Walking Figure, 1962 Oil on Canvas Signed lower right 182.8 x 137.0 cm (72 x 54 inches)
Provenance: The artist
Gimpel Fils, London
Offer Waterman, London
Private Collector
Exhibition History: Bodilly Gallery, Cambridge, 1994
Notes: Peter Kinley was born in Vienna in 1926 and came to Britain as a refugee in 1938. He served in the British Army, 1944-48, and afterwards studied at the Dusseldorf Academy before returning to London’s St Martin’s School of Art. He subsequently taught at St Martin’s and Wimbledon Schools of Art and, from 1971 to 1988, at Bath Academy.
Kinley’s first one-man exhibition was at Gimpel Fils in 1954. His first solo exhibition abroad was at Paul Rosenberg in New York in 1961. He continued to show regularly in Britain and internationally until his death in 1988. A retrospective of his work was held at the Museum of Modern Art, Oxford in 1982 and a memorial exhibition at the Anne Berthoud Gallery in 1989.
Like many young European artists of his generation Kinley initially looked to France for inspiration. Despite the importance of Picasso in the immediate post-war period , he was initially more drawn to the work of Nicolas de Stael, then later Matisse, Gauguin and increasingly the images and pictorial conventions of non-western art, particularly classical Indian sculpture and miniature painting.

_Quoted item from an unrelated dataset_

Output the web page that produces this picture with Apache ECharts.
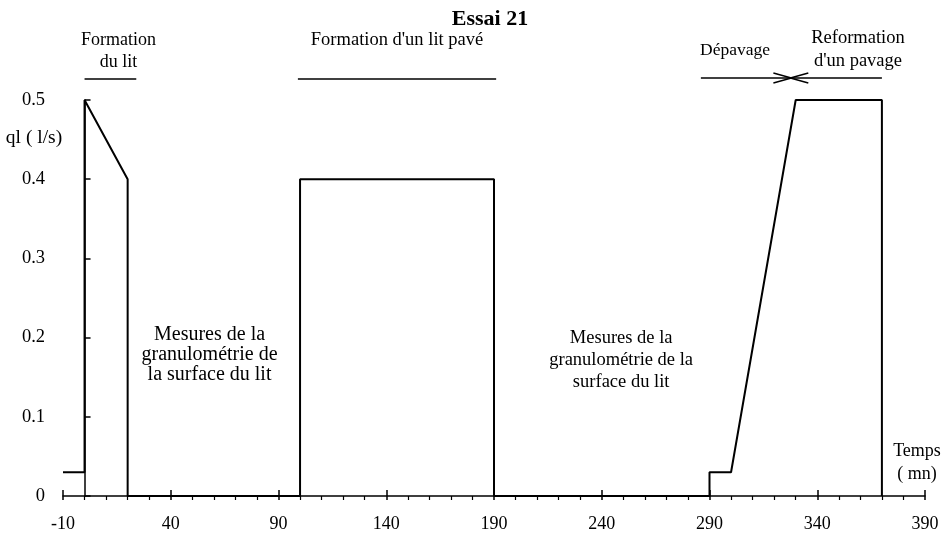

In Kinley’s increasingly simplified paintings, space, movement and weight are suggested by the subtle articulation of colour, scale and rhythm, establishing precise relationships between clearly defined and often flattened shapes. In this work ‘Walking Figure’ we see the way Kinley has distilled the motion of the figure into strong and defined blocks of colour. The grey and black of the interior wall space framing the flesh of the figure as she moves across the space. There are still elements of the earlier De Stael influence with the texture of the paint still tangible. Standing Figures and Walking Figures are very indicative of Kinley’s style during this period. Almost always painted in an interior space, with an easel or mirror or table, the figure stands, abstracted, framed by the sweep of interior space, the pink of the figure strongly set against a palette of bold red, or black or in this case grey. In his later work, in the last decade of his life, Kinley’s simplification of form became even greater with the use of paint becoming smooth and sweeping, with any hint of impasto lost.
All Kinley’s works are autobiographical. They are distilled records of places where he lived, people he knew, objects and paintings he admired and moods he experienced. They transform the transient, visible public world and the artist’s feelings and memories into emblematic images. They are also about reconciliation, the fusion of method and image. ’I try to make paintings that are strong enough to remain in the memory even after a brief encounter. My paintings are formal reconstructions of experience and could be seen as equivalents for the circumstances which were their original motivation.